In 1470 João de Santarem and Pero d'Escobar, knights of the King, sailed past Cape Falmas, discovered the islands of São Thomé and Annobom (January 1, 1471); and, on their return homewards, found a trade in gold-dust at the village of Sama (Chamah) and on the site which we miscall 'Elmina.' [Footnote: This form of the word, a masculine article with a feminine noun, cannot exist in any of the neo-Latin languages. In Italian and Spanish it would be La Mina, in Portuguese A Mina. The native name is Dina or Edina.] During the same year Fernan' Gomez, a worthy of Lisbon, bought a five years' monopoly of the gold-trade from the King, paying 44l. 9s. par annum, and binding himself to explore, every year, 300 miles down coast from Sierra Leone. One of these expeditions landed at 'Elmina' and discovered Cape Catherine in south latitude 1º 50' and west longitude (Gr.) 9º 2'. The rich mines opened at Little Kommenda, or Aprobi, led to the building of the Fort São Jorje da Mina, by Diego d'Azembuja, sent out (A.D. 1481) to superintend the construction. But about 1622 the falling in of some unbraced and untimbered shafts and the deaths of many miners induced Gweffa, the King, to 'put gold in Fetish,' making it an accursed thing; and it has not been worked since that time.
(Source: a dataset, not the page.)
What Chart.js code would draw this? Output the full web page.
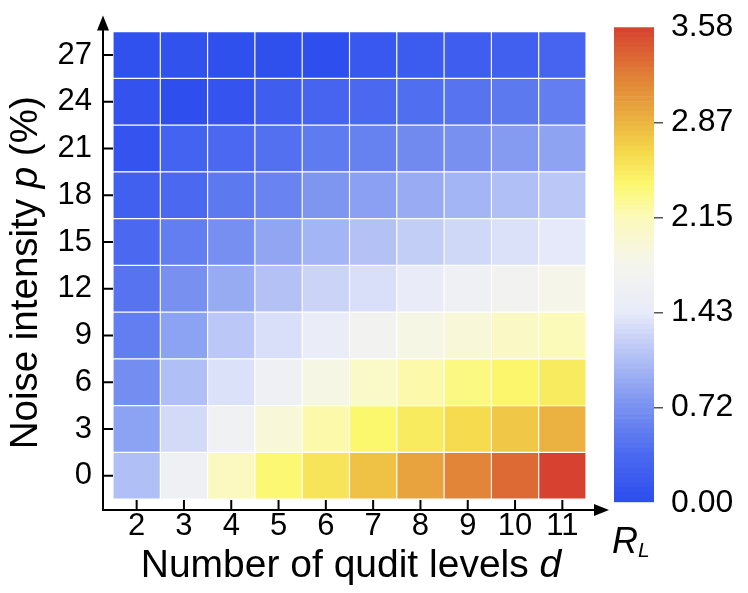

Thus Portugal secured to herself the treasures which made her the wealthiest of European kingdoms. But when she became a province of Spain, under D. Philip II., her Eastern conquests were systematically neglected in favour of the Castilian colonies that studded the New World. The weak Lusitanian garrisons were massacred on the Gold Coast, as in other parts of Africa; and the Hollanders, the 'Water-beggars,' who had conquered their independence from Spain, proceeded to absorb the richest possessions of their quondam rivals. 'Elmina,' the capital, fell into Dutch hands (1637), and till 1868 Holland retained her forts and factories on the Gold Coast.